Speakers

Prof. William Brown, SUNY Fredonia, USA 3-3:50 p.m. (including discussion)
Diptarup Nandi, CES 4:10-4:35 p.m. (including discussion)
Manvi Sharma, CES 4:35-5 p.m (including discussion)

Talk 1: The behavioral ecology of sexual cannibalism in praying mantids
William D. Brown, Department of Biology, State University of New York at
Fredonia
I will present work that my students and I have doing on sexual
cannibalism in the praying mantid Tenodera sinensis. Sexual cannibalism in
most predatory arthropods occurs when the female kills and consumes the
male before, during, or after copulation. The act obviously has strong
potential for generating sexual conflict but evolutionary models suggest
that degree of conflict over cannibalism will depend on the expected
mating frequency of males and additional offspring produced from the
resources obtain by cannibalism. Thus males are predicted to alter their
risk-taking during approach of females depending on perception of mate
availability and the fecundity benefits of cannibalism. I will present the
results of a series of experiments in which we examine the effect of (1)
level of predatory risk, (2) frequency of mating opportunities for males,
and (3) use of male soma for offspring production by females.

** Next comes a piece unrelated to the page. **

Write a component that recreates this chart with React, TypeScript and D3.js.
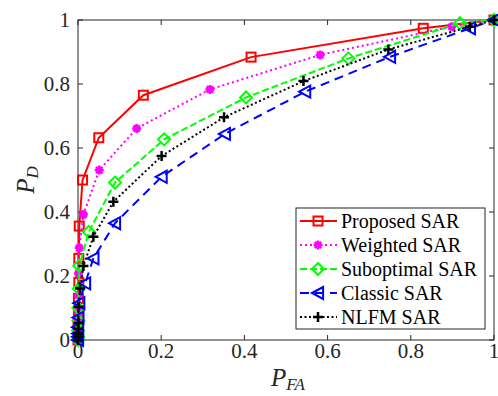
import React from "react";
import * as d3 from "d3";

const W = 498, H = 396;
const M = { left: 78, right: 4, top: 20, bottom: 56 };

const seriesNames = ["Proposed SAR", "Weighted SAR", "Suboptimal SAR", "Classic SAR", "NLFM SAR"];

const proposedX = [0, 0, 0, 0.001, 0.001, 0.002, 0.002, 0.003, 0.011, 0.050, 0.157, 0.416, 0.830, 1];
const proposedY = [0, 0.02, 0.05, 0.09, 0.13, 0.18, 0.255, 0.356, 0.50, 0.632, 0.765, 0.884, 0.974, 1];

const weightedX = [0, 0, 0, 0, 0.001, 0.001, 0.003, 0.013, 0.051, 0.141, 0.317, 0.582, 0.898, 1];
const weightedY = [0, 0.02, 0.05, 0.09, 0.14, 0.208, 0.288, 0.392, 0.531, 0.661, 0.783, 0.891, 0.979, 1];

const suboptX = [0, 0, 0, 0.001, 0.001, 0.002, 0.003, 0.026, 0.089, 0.207, 0.404, 0.650, 0.918, 1];
const suboptY = [0, 0.01, 0.03, 0.06, 0.10, 0.16, 0.232, 0.338, 0.492, 0.627, 0.758, 0.880, 0.990, 1];

const classicX = [0, 0, 0, 0, 0.001, 0.003, 0.017, 0.037, 0.089, 0.201, 0.353, 0.546, 0.75, 0.942, 1];
const classicY = [0, 0.01, 0.02, 0.04, 0.07, 0.115, 0.177, 0.255, 0.365, 0.510, 0.644, 0.776, 0.885, 0.974, 1];

const nlfmX = [0, 0, 0, 0, 0.001, 0.001, 0.005, 0.013, 0.037, 0.085, 0.201, 0.351, 0.542, 0.746, 0.942, 1];
const nlfmY = [0, 0.01, 0.02, 0.035, 0.053, 0.104, 0.161, 0.231, 0.323, 0.432, 0.575, 0.696, 0.809, 0.908, 0.979, 1];

const xTicks = [0, 0.2, 0.4, 0.6, 0.8, 1];
const yTicks = [0, 0.2, 0.4, 0.6, 0.8, 1];

const styles = [
  { color: "#ff0000", dash: "none", marker: "square" },
  { color: "#ff00ff", dash: "2 3", marker: "star" },
  { color: "#00ff00", dash: "7 3", marker: "diamond" },
  { color: "#0000ff", dash: "9 6", marker: "ltri" },
  { color: "#000000", dash: "2 2.5", marker: "plus" },
];

const FONT = "Liberation Serif, DejaVu Serif, serif";

function Marker({ type, x, y, color }: { type: string; x: number; y: number; color: string }) {
  const sw = 2;
  if (type === "square") {
    const s = 4.5;
    return <rect x={x - s} y={y - s} width={2 * s} height={2 * s} fill="none" stroke={color} strokeWidth={sw} />;
  }
  if (type === "diamond") {
    const s = 6;
    return <path d={`M${x},${y - s}L${x + s},${y}L${x},${y + s}L${x - s},${y}Z`} fill="none" stroke={color} strokeWidth={sw} />;
  }
  if (type === "ltri") {
    const s = 6;
    return <path d={`M${x - s},${y}L${x + s * 0.85},${y - s}L${x + s * 0.85},${y + s}Z`} fill="none" stroke={color} strokeWidth={sw} />;
  }
  if (type === "plus") {
    const s = 5;
    return <path d={`M${x - s},${y}L${x + s},${y}M${x},${y - s}L${x},${y + s}`} stroke={color} strokeWidth={sw + 0.5} />;
  }
  const s = 4.5;
  const d = s * 0.7071;
  return (
    <g>
      <path d={`M${x - s},${y}L${x + s},${y}M${x},${y - s}L${x},${y + s}M${x - d},${y - d}L${x + d},${y + d}M${x - d},${y + d}L${x + d},${y - d}`} stroke={color} strokeWidth={2.5} />
      <circle cx={x} cy={y} r={3} fill={color} />
    </g>
  );
}

export default function App() {
  const x = d3.scaleLinear().domain([0, 1]).range([M.left, W - M.right]);
  const y = d3.scaleLinear().domain([0, 1]).range([H - M.bottom, M.top]);
  const data = [
    [proposedX, proposedY],
    [weightedX, weightedY],
    [suboptX, suboptY],
    [classicX, classicY],
    [nlfmX, nlfmY],
  ];
  const line = d3.line<[number, number]>().x((d) => x(d[0])).y((d) => y(d[1]));
  const axisColor = "#262626";
  const x0 = x(0), x1 = x(1), y0 = y(0), y1 = y(1);
  const tl = 5;
  const tf = { fontFamily: FONT };

  const legX = 296, legY = 208, legW = 189, legH = 121, legRow = 24;

  return (
    <svg width={W} height={H} style={{ position: "absolute", left: 0, top: 0, background: "#fff" }}>
      <rect x={0} y={0} width={W} height={H} fill="#fff" />
      <rect x={x0} y={y1} width={x1 - x0} height={y0 - y1} fill="none" stroke={axisColor} strokeWidth={1} />
      {xTicks.map((t) => (
        <g key={"xt" + t}>
          <line x1={x(t)} x2={x(t)} y1={y0} y2={y0 - tl} stroke={axisColor} />
          <line x1={x(t)} x2={x(t)} y1={y1} y2={y1 + tl} stroke={axisColor} />
          <text x={x(t)} y={y0 + 18} fontSize={21} textAnchor="middle" fill="#262626" style={tf}>{String(t)}</text>
        </g>
      ))}
      {yTicks.map((t) => (
        <g key={"yt" + t}>
          <line x1={x0} x2={x0 + tl} y1={y(t)} y2={y(t)} stroke={axisColor} />
          <line x1={x1} x2={x1 - tl} y1={y(t)} y2={y(t)} stroke={axisColor} />
          <text x={x0 - 8} y={y(t) + 7} fontSize={21} textAnchor="end" fill="#262626" style={tf}>{String(t)}</text>
        </g>
      ))}
      {data.map(([xs, ys], i) => {
        const pts = xs.map((v, k) => [v, ys[k]] as [number, number]);
        const st = styles[i];
        return (
          <g key={"s" + i}>
            <path d={line(pts) || ""} fill="none" stroke={st.color} strokeWidth={2} strokeDasharray={st.dash} />
            {pts.map((p, k) => (
              <Marker key={k} type={st.marker} x={x(p[0])} y={y(p[1])} color={st.color} />
            ))}
          </g>
        );
      })}
      <text x={288} y={386} fontSize={25} fontStyle="italic" textAnchor="middle" fill="#262626" style={tf}>
        P<tspan fontSize={17} dy={4}>FA</tspan>
      </text>
      <text transform={`translate(34,180) rotate(-90)`} fontSize={25} fontStyle="italic" textAnchor="middle" fill="#262626" style={tf}>
        P<tspan fontSize={17} dy={4}>D</tspan>
      </text>
      <rect x={legX} y={legY} width={legW} height={legH} fill="#fff" stroke={axisColor} strokeWidth={1} />
      {seriesNames.map((name, i) => {
        const st = styles[i];
        const cy = legY + 13 + i * legRow;
        return (
          <g key={"l" + i}>
            <line x1={legX + 4} x2={legX + 41} y1={cy} y2={cy} stroke={st.color} strokeWidth={2} strokeDasharray={st.dash} />
            <Marker type={st.marker} x={legX + 22} y={cy} color={st.color} />
            <text x={legX + 45} y={cy + 7} fontSize={20} fill="#000" style={tf}>{name}</text>
          </g>
        );
      })}
    </svg>
  );
}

I will also
discuss our current work assessing mating opportunities in the field, and
our future plans to measure natural mating frequencies and patterns of
paternity to more accurately assess the costs and benefits of falling prey
to a mate.

Talk 2
A sensory ecological perspective on mate sampling strategies: Models and
an empirical test
Speaker: Diptarup Nandi, CES
Abstract
Mating behaviour in animals often involves communication, wherein signals
are produced by individuals of one sex to attract members of the opposite
sex from a distance. Long-range communication signals thus play a central
role in mate search and mate choice in such systems. Among the different
aspects of mate choice, mate sampling has been less explored despite its
significance. Though analytical models of mate sampling have demonstrated
significant differences in individual fitness returns for different
sampling strategies, these models have rarely incorporated relevant
information on the ecology of signalers and sensory physiology of
receivers, both of which can profoundly influence the optimal performance
of a sampling strategy. In this study, we used simulation models to
compare the costs and benefits of different female mate sampling
strategies in an acoustically communicating field cricket (Plebeiogryllus
guttiventris), by incorporating information on relative spacing of callers
in natural choruses, their signal intensity and the effect of signal
intensity on female phonotaxis behaviour. The optimal strategy that
emerged reflected the physiological mechanisms of sound signal
localization (“passive attraction”) rather than active sampling. When
tested empirically in the field, female behaviour was also consistent with
the optimal strategy predicted.

Talk 3
Title: Oviposition site selection response to larval predation risk in
Aedes aegypti
Speaker: Manvi Sharma
Abstract
Animals ovipositing in discrete aquatic patches avoid patches with high
predation risk on their offspring. In nature, magnitude of larval
predation risk varies across patches yet this risk has mostly been studied
at one level of magnitude. We tested how a females of a mosquito species
Aedes aegypti assess a gradient in larval predation risk across
oviposition sites. To understand underlying trade-offs associated with
patch-selection decisions, we quantified consequences of possible patch
selection decisions by measuring larval survivorship across a predation
risk gradient. We find larval survivorship reduced drastically with
increasing predator density. Surprisingly, adult females did not reject
predator pools altogether, but reduced oviposition in “unfavourable”
pools. We suggest that larval predators may provide a release from intense
larval competition and that the interplay between larval predation and
competition may influence the nature of female-avoidance response to
larval predator densities. We also suggest that females make oviposition
decisions at pool network scale.